Failure of foreign peers in China a warning for Facebook as it eyes mainland access

By Xiao Xin Source:Global Times Published: 2016-3-20 23:43:02

Facebook founder and CEO Mark Zuckerberg's longtime wooing of the Chinese mainland market took a new turn over the weekend when he met with a senior Party official in Beijing.

The move stoked speculation that the US social network might yet gain access to the world's largest Internet market in terms of online users.

Zuckerberg posted a picture Friday on his Facebook page showing him jogging in Tiananmen Square without wearing a mask despite the visible smog at the time.

But even if his efforts come to fruition, Facebook will still face considerable challenges in translating its global clout into commercial success in the mainland market.

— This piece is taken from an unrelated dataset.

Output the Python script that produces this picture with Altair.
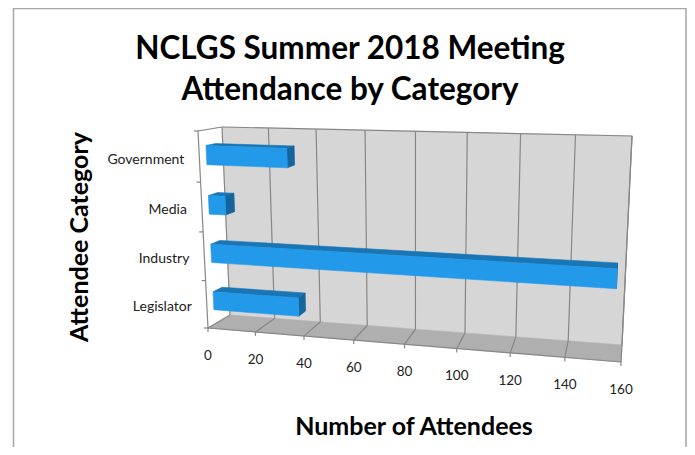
import altair as alt

categories = ["Legislator", "Industry", "Media", "Government"]
attendees = [36, 157, 7, 33]
x_ticks = [0, 20, 40, 60, 80, 100, 120, 140, 160]
title_lines = ["NCLGS Summer 2018 Meeting", "Attendance by Category"]
x_title = "Number of Attendees"
y_title = "Attendee Category"

V_MAX = 160
N = len(categories)
FONT = "Lato"


def homography(c):
    (x0, y0), (x1, y1), (x2, y2), (x3, y3) = c  # BL, BR, TR, TL
    dx1, dx2, sx = x1 - x2, x3 - x2, x0 - x1 + x2 - x3
    dy1, dy2, sy = y1 - y2, y3 - y2, y0 - y1 + y2 - y3
    den = dx1 * dy2 - dx2 * dy1
    g = (sx * dy2 - dx2 * sy) / den
    h = (dx1 * sy - sx * dy1) / den
    a, b, e = x1 - x0 + g * x1, x3 - x0 + h * x3, x0
    d, f, k = y1 - y0 + g * y1, y3 - y0 + h * y3, y0

    def map_(u, v):
        w = g * u + h * v + 1
        return (a * u + b * v + e) / w, (d * u + f * v + k) / w

    return map_


front = homography([(208, 328), (621, 362), (633, 146), (198, 131)])
back = homography([(230, 315), (622, 345), (632, 136), (222, 127)])


def project(value, cat, depth):
    fx, fy = front(value / V_MAX, cat / N)
    bx, by = back(value / V_MAX, cat / N)
    return fx + (bx - fx) * depth, fy + (by - fy) * depth


def shape_rows(shapes):
    rows = []
    for i, pts in enumerate(shapes):
        for j, (x, y) in enumerate(pts):
            rows.append({"id": i, "o": j, "x": x, "y": y})
    return rows


X = alt.X("x:Q", axis=None, scale=alt.Scale(domain=[8, 687], range=[0, 679], nice=False, zero=False))
Y = alt.Y("y:Q", axis=None, scale=alt.Scale(domain=[8, 447], range=[0, 439], nice=False, zero=False))


def poly(shapes, colour, sw=0.6):
    return alt.Chart(alt.Data(values=shape_rows(shapes))).mark_line(
        fill=colour, stroke=colour, strokeWidth=sw
    ).encode(x=X, y=Y, detail="id:N", order="o:Q")


def lines(shapes, colour="#878787", sw=1.2):
    return alt.Chart(alt.Data(values=shape_rows(shapes))).mark_line(
        stroke=colour, strokeWidth=sw
    ).encode(x=X, y=Y, detail="id:N", order="o:Q")


def closed(pts):
    return pts + [pts[0]]


wall = closed([project(0, 0, 1), project(V_MAX, 0, 1), project(V_MAX, N, 1), project(0, N, 1)])
floor = closed([project(0, 0, 0), project(V_MAX, 0, 0), project(V_MAX, 0, 1), project(0, 0, 1)])

grid = []
for v in x_ticks:
    grid.append([project(v, 0, 0), project(v, 0, 1), project(v, N, 1)])
frame = [
    [project(0, 0, 0), project(0, N, 0), project(0, N, 1)],
    [project(0, 0, 0), project(V_MAX, 0, 0)],
    [project(V_MAX, 0, 1), project(V_MAX, N, 1), project(0, N, 1)],
]
ticks = []
for v in x_ticks:
    p = project(v, 0, 0)
    ticks.append([p, (p[0], p[1] + 4)])
for c in range(N + 1):
    p = project(0, c, 0)
    ticks.append([p, (p[0] - 4, p[1])])

D0, D1 = 0.3, 0.7
GAP = 0.31
tops, sides, fronts = [], [], []
for i, v in enumerate(attendees):
    lo, hi = i + GAP, i + 1 - GAP
    tops.append(closed([project(0, hi, D0), project(v, hi, D0), project(v, hi, D1), project(0, hi, D1)]))
    sides.append(closed([project(v, lo, D0), project(v, lo, D1), project(v, hi, D1), project(v, hi, D0)]))
    fronts.append(closed([project(0, lo, D0), project(v, lo, D0), project(v, hi, D0), project(0, hi, D0)]))

cat_rows = []
for i, c in enumerate(categories):
    px, py = project(0, i + 0.5, 0)
    cat_rows.append({"x": px - 15, "y": py + 3, "t": c})
tick_rows = []
for v in x_ticks:
    px, py = project(v, 0, 0)
    tick_rows.append({"x": px, "y": py + 28, "t": str(v)})

cat_text = alt.Chart(alt.Data(values=cat_rows)).mark_text(
    align="right", baseline="middle", font=FONT, fontSize=14, color="#222222"
).encode(x=X, y=Y, text="t:N")
tick_text = alt.Chart(alt.Data(values=tick_rows)).mark_text(
    align="center", baseline="middle", font=FONT, fontSize=13.5, color="#222222"
).encode(x=X, y=Y, text="t:N")
title_text = alt.Chart(alt.Data(values=[
    {"x": 350, "y": 49.5, "t": title_lines[0]},
    {"x": 350, "y": 90.5, "t": title_lines[1]},
])).mark_text(
    align="center", baseline="middle", font=FONT, fontSize=31.5, fontWeight="bold", color="#000000"
).encode(x=X, y=Y, text="t:N")
xt_text = alt.Chart(alt.Data(values=[{"x": 414, "y": 427, "t": x_title}])).mark_text(
    align="center", baseline="middle", font=FONT, fontSize=25, fontWeight="bold", color="#000000"
).encode(x=X, y=Y, text="t:N")
yt_text = alt.Chart(alt.Data(values=[{"x": 80, "y": 237, "t": y_title}])).mark_text(
    align="center", baseline="middle", angle=270, font=FONT, fontSize=25, fontWeight="bold", color="#000000"
).encode(x=X, y=Y, text="t:N")

border = lines([[(686, 470), (686, 8.5), (13.5, 8.5), (13.5, 470)]], colour="#a6a6a6", sw=1.5)

chart = alt.layer(
    border,
    poly([wall], "#d6d6d6"),
    poly([floor], "#afafaf"),
    lines(grid),
    lines(frame),
    lines(ticks),
    poly(tops, "#1a75b5"),
    poly(sides, "#15649b"),
    poly(fronts, "#2299e9"),
    cat_text,
    tick_text,
    title_text,
    xt_text,
    yt_text,
).properties(
    width=679, height=439, padding=0, autosize=alt.AutoSizeParams(type="none")
).configure_view(stroke=None)

chart.save("out.html", embed_options={"renderer": "svg", "actions": False})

Zuckerberg had a meeting with Liu Yunshan, a member of the Standing Committee of the Political Bureau of the Communist Party of China (CPC) Central Committee, at which Liu stated that he hopes Facebook can share its experience in terms of advanced technologies and management skills with its Chinese counterparts and help Internet development to benefit the people of various countries, according to the Xinhua News Agency on Saturday.

The meeting inevitably fanned hopes that Facebook might be closer to entering the mainland market, but with its foreign peers having failed to perform impressively in China there are still doubts about whether it could be more successful.

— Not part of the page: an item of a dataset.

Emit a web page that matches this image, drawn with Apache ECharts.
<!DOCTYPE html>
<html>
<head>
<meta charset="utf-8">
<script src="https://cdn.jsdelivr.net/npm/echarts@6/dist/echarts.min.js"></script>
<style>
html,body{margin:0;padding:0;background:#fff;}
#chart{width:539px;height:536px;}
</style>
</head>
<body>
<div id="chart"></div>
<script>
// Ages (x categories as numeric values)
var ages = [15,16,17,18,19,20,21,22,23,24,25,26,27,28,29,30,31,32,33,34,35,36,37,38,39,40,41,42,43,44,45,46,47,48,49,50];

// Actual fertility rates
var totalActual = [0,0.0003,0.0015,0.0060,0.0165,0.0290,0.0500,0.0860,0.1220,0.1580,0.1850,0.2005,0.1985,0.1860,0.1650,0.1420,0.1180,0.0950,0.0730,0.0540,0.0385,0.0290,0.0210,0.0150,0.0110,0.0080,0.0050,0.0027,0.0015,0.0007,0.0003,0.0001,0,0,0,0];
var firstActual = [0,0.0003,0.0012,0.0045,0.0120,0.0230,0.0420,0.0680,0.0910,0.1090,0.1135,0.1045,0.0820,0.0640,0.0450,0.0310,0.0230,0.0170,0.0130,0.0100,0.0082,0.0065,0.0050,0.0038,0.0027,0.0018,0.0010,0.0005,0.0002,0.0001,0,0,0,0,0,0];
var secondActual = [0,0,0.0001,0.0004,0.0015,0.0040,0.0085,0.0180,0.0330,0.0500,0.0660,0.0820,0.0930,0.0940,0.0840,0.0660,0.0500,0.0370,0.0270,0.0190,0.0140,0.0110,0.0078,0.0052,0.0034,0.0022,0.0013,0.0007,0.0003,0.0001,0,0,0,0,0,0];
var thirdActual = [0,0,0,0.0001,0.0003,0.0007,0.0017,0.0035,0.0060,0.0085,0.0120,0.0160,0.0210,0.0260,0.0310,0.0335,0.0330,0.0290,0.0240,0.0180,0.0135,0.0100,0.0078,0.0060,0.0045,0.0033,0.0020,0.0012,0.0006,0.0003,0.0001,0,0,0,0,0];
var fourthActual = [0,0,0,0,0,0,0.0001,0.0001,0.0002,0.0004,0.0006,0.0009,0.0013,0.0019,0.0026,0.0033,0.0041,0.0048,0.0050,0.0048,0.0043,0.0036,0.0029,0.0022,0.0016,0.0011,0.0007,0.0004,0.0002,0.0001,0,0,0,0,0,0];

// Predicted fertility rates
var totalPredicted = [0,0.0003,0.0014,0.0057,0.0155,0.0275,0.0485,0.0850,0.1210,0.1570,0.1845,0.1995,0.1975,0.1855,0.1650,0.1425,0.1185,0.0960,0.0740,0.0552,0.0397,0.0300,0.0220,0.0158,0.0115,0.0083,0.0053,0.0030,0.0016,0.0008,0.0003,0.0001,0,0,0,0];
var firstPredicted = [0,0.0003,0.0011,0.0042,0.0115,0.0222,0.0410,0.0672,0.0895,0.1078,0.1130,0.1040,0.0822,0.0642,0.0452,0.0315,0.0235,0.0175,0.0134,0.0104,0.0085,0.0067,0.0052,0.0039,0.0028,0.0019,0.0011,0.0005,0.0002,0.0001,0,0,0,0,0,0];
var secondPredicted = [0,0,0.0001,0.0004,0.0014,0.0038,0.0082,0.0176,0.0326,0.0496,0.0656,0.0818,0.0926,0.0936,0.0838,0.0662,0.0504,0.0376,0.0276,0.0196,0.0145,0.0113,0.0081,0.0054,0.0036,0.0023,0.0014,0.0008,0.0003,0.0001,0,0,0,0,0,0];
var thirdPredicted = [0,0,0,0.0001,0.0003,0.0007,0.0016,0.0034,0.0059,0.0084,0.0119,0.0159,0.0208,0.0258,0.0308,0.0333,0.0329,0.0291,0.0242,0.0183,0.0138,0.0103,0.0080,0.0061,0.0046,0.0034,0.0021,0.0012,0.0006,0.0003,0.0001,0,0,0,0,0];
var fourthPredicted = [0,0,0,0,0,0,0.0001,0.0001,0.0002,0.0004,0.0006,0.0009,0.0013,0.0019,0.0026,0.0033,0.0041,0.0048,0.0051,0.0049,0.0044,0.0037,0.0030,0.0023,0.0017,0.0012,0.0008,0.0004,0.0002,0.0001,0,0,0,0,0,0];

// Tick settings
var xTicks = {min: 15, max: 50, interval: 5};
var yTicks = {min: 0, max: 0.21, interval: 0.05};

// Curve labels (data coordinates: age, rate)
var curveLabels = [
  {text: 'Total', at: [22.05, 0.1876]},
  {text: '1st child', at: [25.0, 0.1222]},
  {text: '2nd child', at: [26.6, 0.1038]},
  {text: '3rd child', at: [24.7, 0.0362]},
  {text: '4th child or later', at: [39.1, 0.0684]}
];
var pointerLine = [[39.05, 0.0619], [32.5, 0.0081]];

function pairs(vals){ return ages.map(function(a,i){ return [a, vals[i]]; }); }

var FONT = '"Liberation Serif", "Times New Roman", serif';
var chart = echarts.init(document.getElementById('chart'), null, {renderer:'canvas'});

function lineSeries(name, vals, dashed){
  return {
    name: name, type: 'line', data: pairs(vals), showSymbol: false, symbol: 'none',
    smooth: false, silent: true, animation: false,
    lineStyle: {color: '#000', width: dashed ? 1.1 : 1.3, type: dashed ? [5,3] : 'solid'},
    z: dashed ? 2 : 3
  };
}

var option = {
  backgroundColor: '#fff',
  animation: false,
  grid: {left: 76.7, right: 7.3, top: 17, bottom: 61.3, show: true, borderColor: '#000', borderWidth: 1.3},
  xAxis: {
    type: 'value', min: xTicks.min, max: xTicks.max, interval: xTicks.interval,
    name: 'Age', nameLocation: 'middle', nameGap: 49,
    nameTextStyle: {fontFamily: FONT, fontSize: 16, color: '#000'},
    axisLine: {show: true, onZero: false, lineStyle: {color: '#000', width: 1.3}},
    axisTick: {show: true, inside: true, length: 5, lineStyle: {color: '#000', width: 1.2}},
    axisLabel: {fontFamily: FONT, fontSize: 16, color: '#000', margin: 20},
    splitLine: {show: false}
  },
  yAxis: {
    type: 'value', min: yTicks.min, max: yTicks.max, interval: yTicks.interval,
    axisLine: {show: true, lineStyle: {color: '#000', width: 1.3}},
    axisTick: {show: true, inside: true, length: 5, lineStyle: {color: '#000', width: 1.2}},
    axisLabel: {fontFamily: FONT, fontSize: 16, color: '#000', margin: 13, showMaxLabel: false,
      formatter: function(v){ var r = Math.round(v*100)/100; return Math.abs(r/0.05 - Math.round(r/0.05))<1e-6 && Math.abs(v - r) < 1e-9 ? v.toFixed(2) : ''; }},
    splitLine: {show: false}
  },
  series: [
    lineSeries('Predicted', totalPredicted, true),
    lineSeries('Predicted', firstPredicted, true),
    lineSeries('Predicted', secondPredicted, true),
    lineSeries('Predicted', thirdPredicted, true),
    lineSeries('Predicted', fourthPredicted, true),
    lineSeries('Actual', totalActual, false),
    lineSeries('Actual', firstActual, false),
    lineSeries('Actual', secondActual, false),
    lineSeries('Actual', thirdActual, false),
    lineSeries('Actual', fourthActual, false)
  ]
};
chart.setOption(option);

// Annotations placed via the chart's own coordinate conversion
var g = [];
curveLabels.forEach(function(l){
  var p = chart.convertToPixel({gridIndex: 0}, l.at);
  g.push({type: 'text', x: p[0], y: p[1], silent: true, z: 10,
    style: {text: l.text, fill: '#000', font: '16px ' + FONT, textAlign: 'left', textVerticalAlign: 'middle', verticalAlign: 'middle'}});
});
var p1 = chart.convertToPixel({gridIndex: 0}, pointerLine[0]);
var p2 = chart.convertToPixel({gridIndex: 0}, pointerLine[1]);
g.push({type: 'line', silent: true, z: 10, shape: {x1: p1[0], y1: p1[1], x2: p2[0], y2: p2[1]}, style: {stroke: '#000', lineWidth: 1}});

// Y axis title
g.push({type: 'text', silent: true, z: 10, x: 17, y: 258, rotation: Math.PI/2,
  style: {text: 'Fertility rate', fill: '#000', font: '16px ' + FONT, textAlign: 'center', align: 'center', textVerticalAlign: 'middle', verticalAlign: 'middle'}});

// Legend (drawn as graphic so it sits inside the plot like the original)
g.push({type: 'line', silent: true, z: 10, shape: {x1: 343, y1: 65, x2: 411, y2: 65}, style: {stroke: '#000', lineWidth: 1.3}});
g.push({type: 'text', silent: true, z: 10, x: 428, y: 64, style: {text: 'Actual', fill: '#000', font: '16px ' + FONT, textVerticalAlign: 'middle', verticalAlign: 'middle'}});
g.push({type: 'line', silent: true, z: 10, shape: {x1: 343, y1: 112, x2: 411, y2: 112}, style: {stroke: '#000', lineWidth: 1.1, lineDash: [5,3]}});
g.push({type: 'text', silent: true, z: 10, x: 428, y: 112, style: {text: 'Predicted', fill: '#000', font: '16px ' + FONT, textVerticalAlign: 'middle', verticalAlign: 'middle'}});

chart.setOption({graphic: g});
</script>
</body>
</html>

Thus far, LinkedIn is the only US social network that has built a notable presence in the mainland market, partly thanks to its introduction of a Chinese version of its site in early 2014.

Facebook may also launch a local version, but it probably won't be enough, as it is less unique compared to LinkedIn, which offers professional social networking services that the mainland's homespun Internet firms have failed to match thus far.

What particularly dampens the outlook for Facebook's possible mainland foray is the US firm's announcement at the end of February that it would be closing its credit rating and reporting pilot program because of regulatory and consumer concerns.

This is an arena in which China's three Internet behemoths - Baidu, Alibaba and Tencent - have proven to be increasingly strong, enabling them to access an enormous wealth of consumer information.

A more realistic approach for Facebook might be to forge partnerships with Chinese Internet giants. This would certainly make it easier for it to get started in China, before it gets to know local users' habits enough to develop localized strategies.

The Facebook founder was in the capital city to attend an annual high-level economic forum, at which he shared a stage Saturday with Alibaba Chairman Jack Ma Yun to discuss future progress in artificial intelligence, among other things.

At the session, Ma recalled his first meeting with Zuckerberg back nine years ago, during which the two Internet celebrities swapped phone numbers, the Wall Street Journal reported on Saturday.

It was Zuckerberg who called first, according to Ma, who didn't disclose when the call was made.

It is likely that the two Internet giants might cooperate in possible expansion into each other's turf, which would be of particular benefit for Facebook, assuming it's granted access to the mainland market.

The author is a reporter with the Global Times.